The office itself was also easy to find. Suite 300. No worries. A sign said to knock on the door, so I did. A slightly exasperated young man in jeans and running shoes opened up. "I have an 11 a.m. appointment with Margaret," I said brightly.
He sighed and did a partial eye roll. "I'll go see if she's around."
That gave me time to kick myself for the 11
a.m. comment. Duh.
I was ushered in, filled out an application, which sucks because my penmanship is somewhat... poor. (Those of you who know me can stop rolling on the floor laughing now.) I was briefly interviewed by the owner/editor-in-chief and then left on my own to edit a piece she'd written the year before. Finally, something I knew I could do. Except it was a real mess. She'd already warned me not to take too long, so I hoped she didn't have an open intercom because expletives were flying as I tried to polish the thing as fast as I could.

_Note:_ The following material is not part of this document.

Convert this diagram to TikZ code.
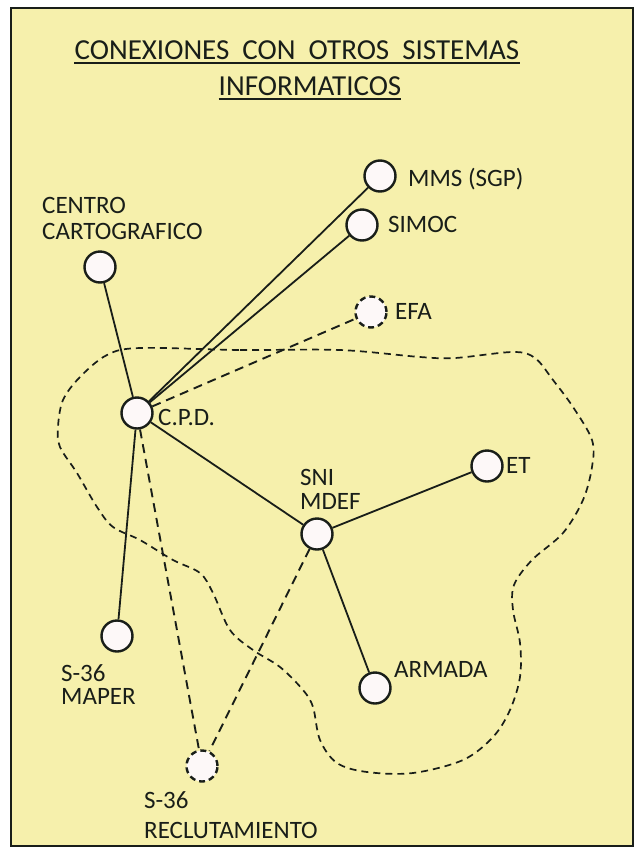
\documentclass[tikz,border=0pt]{standalone}
\usepackage{fontspec}
\setmainfont{Carlito}
\definecolor{bgyellow}{RGB}{246,240,172}
\definecolor{nodefill}{RGB}{253,248,248}
\definecolor{ink}{RGB}{25,30,25}
\begin{document}
\begin{tikzpicture}[x=1pt,y=-1pt,
  site/.style={circle,draw=ink,fill=nodefill,line width=2.4pt,minimum size=31pt,inner sep=0pt},
  dsite/.style={site,dashed,dash pattern=on 6pt off 4pt},
  lbl/.style={inner sep=0pt,text=ink,font=\fontsize{25}{25}\selectfont,align=left},
  ttl/.style={inner sep=0pt,text=ink,font=\fontsize{29}{30}\selectfont},
  link/.style={draw=ink,line width=1.8pt},
  dlink/.style={draw=ink,line width=1.9pt,dash pattern=on 9pt off 6pt},
  blob/.style={draw=ink,line width=1.7pt,dash pattern=on 7pt off 5pt}]
\useasboundingbox (0,0) rectangle (642,849);
\fill[white] (0,0) rectangle (642,849);
\draw[fill=bgyellow,draw=ink,line width=2.2pt] (11,8) rectangle (633,846);
% title
\node[ttl,anchor=base] (t1) at (297,59) {CONEXIONES\ \ CON\ \ OTROS\ \ SISTEMAS};
\node[ttl,anchor=base] (t2) at (310,95) {INFORMATICOS};
\draw[ink,line width=1.8pt] ([yshift=-4pt]t1.base west) -- ([yshift=-4pt]t1.base east);
\draw[ink,line width=1.8pt] ([yshift=-4pt]t2.base west) -- ([yshift=-4pt]t2.base east);
% region
\draw[blob] plot[smooth cycle, tension=0.55] coordinates {
 (140,348) (240,350) (340,350) (420,357) (455,358) (513,352) (535,358) (553,380)
 (573,407) (592,440) (592,467) (583,500) (563,533) (532,560) (514,585) (513,610)
 (520,643) (520,677) (510,710) (493,737) (463,760) (413,773) (367,772) (337,763)
 (320,740) (313,707) (303,690) (280,667) (253,650) (230,630) (213,593) (200,573)
 (173,560) (140,540) (113,527) (97,507) (77,473) (60,447) (58,427) (63,400)
 (80,377) (107,355)};
% nodes
\node[site] (mms) at (380,176) {};
\node[site] (simoc) at (362,225) {};
\node[dsite] (efa) at (371,312) {};
\node[site] (centro) at (100,267) {};
\node[site] (cpd) at (137,413) {};
\node[site] (sni) at (317,534) {};
\node[site] (et) at (487,466) {};
\node[site] (maper) at (117,636) {};
\node[site] (armada) at (375,688) {};
\node[dsite] (recl) at (202,766) {};
% labels
\node[lbl,anchor=base west] (lmms) at (408,186) {MMS (SGP)};
\node[lbl,anchor=base west] (lsimoc) at (388,232) {SIMOC};
\node[lbl,anchor=base west] (lefa) at (395,319) {EFA};
\node[lbl,anchor=north west,font=\fontsize{25}{26}\selectfont] (lcentro) at (42,197) {CENTRO\\CARTOGRAFICO};
\node[lbl,anchor=base west] (lcpd) at (158,425) {C.P.D.};
\node[lbl,anchor=north west,font=\fontsize{25}{24}\selectfont] (lsni) at (300,469) {SNI\\MDEF};
\node[lbl,anchor=base west] (let) at (506,473) {ET};
\node[lbl,anchor=north west,font=\fontsize{25}{23}\selectfont] (lmaper) at (61,664) {S-36\\MAPER};
\node[lbl,anchor=base west] (larmada) at (394,677) {ARMADA};
\node[lbl,anchor=north west,font=\fontsize{25}{30}\selectfont] (lrecl) at (144,791) {S-36\\RECLUTAMIENTO};
% connectors
\draw[link] (cpd) -- (centro);
\draw[link] (cpd) -- (mms);
\draw[link] (cpd) -- (simoc);
\draw[dlink] (cpd) -- (efa);
\draw[link] (cpd) -- (sni);
\draw[link] (cpd) -- (maper);
\draw[dlink] (cpd) -- (recl);
\draw[link] (sni) -- (et);
\draw[link] (sni) -- (armada);
\draw[dlink] (sni) -- (recl);
\end{tikzpicture}
\end{document}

Finally, after about 20 minutes, I finished in triumph. It was good. The job sounded exactly like what I love to do and I thought the interview had gone well. Then the lady swept into the room, thanked me curtly and said they would be interviewing all week - if I seemed like the best candidate they would call me in for a second interview. In effect, don't call us, we'll call you.
Even so, my integrity remained intact.
Although I am considering borrowing the money to buy a lawn mower, keeping the tags, doing a few yards for cash, then returning it.